In short, that means we’re asking for general demographic information at the outset of our research, which we can then cross with any subsequent question asked in our survey. It’s not hard to see why this might bring different results to the information that Tinder users are willing to disclose inside the app itself – especially in relation to age or marital status.
So, where are the main positives here for Tinder?
By age, the vast majority of the Tinder audience is from the 16-34 age bracket; only a fifth of users are older than this. Although the age-based pricing structure for its premium Tinder Plus service varies between markets, if we take the US model (where users who are 30+ are required to pay a higher fee) then just over a third would need to pay the more expensive rate to use the premium version.
From an income perspective, there’s much good news for Tinder’s hopes of monetizing users; some 29% are from the top income quartile, which means this group is 43% more likely than average to be using the app.
In terms of gender, the Tinder audience is skewed towards males – just over 6 in 10 users are men. That can rise even higher in places like India, but the gender ratio is more even in key markets such as the UK and US (where men account for some 57% of users).
Although Tinder came to prominence as a dating tool, it has been keen to position itself as a social discovery app. Indeed, co-founder Justin Mateen is on record as saying “I think the misconception is that Tinder is a dating app. We consider ourselves a social discovery app, more of a competitor to social platforms.” In a separate interview, he added that: “As the product evolves, we’re moving into different uses for it, doing little things that will allow people to interact socially in ways other than dating.”
According to GlobalWebIndex’s data, Tinder’s positioning as a more general social app is very much in line with its current audience: globally, about half of the Tinder audience is single, whereas just over 45% are attached (34% saying they are married and another 11% being in a relationship).
This does vary by market, however. In those regions where marriage typically takes place at relatively early ages, far more of the Tinder audience is partnered. In places where marriage ages have been creeping upwards, a greater proportion of users are single. In the UK and US, for example, it’s two thirds of users who are single.
Although such statistics are bound to raise eyebrows – and will inevitably differ from the information that users are willing to disclose to Tinder itself – there’s no problem at all here if Tinder really does have ambitions to become a “social discovery” tool.

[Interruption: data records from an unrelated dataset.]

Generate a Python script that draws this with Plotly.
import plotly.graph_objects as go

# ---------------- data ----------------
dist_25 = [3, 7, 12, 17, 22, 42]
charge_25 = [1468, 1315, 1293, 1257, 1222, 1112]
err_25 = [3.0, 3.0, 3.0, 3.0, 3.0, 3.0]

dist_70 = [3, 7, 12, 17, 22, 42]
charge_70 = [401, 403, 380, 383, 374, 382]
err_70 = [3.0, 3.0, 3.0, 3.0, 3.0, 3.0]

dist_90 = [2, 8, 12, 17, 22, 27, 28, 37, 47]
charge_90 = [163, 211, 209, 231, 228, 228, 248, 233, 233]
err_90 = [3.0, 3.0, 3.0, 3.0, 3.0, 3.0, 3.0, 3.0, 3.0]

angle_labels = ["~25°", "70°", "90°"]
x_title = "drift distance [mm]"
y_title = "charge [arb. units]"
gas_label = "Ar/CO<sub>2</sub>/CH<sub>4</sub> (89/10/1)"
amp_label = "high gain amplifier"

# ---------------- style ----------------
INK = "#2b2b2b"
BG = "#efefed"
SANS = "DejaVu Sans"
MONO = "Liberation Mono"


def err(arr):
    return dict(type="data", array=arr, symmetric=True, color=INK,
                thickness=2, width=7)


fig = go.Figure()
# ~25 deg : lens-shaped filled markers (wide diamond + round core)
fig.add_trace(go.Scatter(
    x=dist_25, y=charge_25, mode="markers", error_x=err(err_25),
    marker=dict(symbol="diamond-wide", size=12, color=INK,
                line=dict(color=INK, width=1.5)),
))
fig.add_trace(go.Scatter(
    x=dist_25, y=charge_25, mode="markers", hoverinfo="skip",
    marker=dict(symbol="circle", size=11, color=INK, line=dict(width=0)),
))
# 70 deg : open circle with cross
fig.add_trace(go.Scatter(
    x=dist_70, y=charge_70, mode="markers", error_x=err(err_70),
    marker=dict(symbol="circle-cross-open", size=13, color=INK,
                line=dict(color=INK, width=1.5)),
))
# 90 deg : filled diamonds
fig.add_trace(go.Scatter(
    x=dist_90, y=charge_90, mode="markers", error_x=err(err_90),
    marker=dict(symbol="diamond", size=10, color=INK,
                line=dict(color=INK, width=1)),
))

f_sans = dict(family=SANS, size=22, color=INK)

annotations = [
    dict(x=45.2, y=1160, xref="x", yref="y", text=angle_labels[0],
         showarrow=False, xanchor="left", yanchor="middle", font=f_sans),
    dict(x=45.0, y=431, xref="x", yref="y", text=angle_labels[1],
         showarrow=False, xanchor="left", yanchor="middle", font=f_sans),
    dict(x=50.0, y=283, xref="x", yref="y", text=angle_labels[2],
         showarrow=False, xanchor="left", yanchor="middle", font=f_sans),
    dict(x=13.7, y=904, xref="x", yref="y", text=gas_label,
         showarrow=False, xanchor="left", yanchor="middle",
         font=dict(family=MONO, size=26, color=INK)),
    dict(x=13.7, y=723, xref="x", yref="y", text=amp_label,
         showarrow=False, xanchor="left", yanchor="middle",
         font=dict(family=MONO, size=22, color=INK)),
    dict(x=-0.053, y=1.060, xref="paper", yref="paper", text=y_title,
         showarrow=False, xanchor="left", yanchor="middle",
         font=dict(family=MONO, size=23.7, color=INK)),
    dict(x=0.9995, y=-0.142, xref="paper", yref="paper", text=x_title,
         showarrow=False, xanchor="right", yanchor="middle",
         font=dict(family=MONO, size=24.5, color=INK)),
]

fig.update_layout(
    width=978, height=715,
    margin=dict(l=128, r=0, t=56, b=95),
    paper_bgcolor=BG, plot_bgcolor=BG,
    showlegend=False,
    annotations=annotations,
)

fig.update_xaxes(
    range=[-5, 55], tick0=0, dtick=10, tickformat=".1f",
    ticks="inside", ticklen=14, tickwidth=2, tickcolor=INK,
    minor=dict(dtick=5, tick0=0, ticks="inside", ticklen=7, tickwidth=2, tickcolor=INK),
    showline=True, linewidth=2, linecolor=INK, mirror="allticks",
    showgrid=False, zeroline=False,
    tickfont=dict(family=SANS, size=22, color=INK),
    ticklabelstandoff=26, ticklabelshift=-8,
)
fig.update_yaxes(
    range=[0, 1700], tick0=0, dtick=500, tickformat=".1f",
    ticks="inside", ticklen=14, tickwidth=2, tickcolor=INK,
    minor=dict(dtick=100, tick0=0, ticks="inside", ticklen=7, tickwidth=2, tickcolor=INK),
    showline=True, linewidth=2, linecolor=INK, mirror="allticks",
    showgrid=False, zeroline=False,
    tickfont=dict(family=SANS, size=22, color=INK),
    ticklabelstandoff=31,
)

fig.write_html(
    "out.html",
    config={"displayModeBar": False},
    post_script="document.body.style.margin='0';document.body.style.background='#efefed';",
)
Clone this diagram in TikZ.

On a monthly basis, the majority of Tinder users are also engaging with online dating sites; over 7 in 10 say that they have recently visited such a site, underlining the highly competitive landscape in which Tinder finds itself operating.
But a major positive for Tinder (and for its premium Plus offering in particular) comes from the numbers who say they are paying to use an online dating service of some form. Globally, it’s just over a quarter of Tinder users who are doing this – making them over 4.5x as likely as the average digital consumer to be parting with cash for this reason. And although the figure is a slightly lower 19% in the UK and USA, that still makes British and American Tinder users some 4.62x more likely to be paying for a dating service. Once again, that makes its monetization prospects look pretty rosy.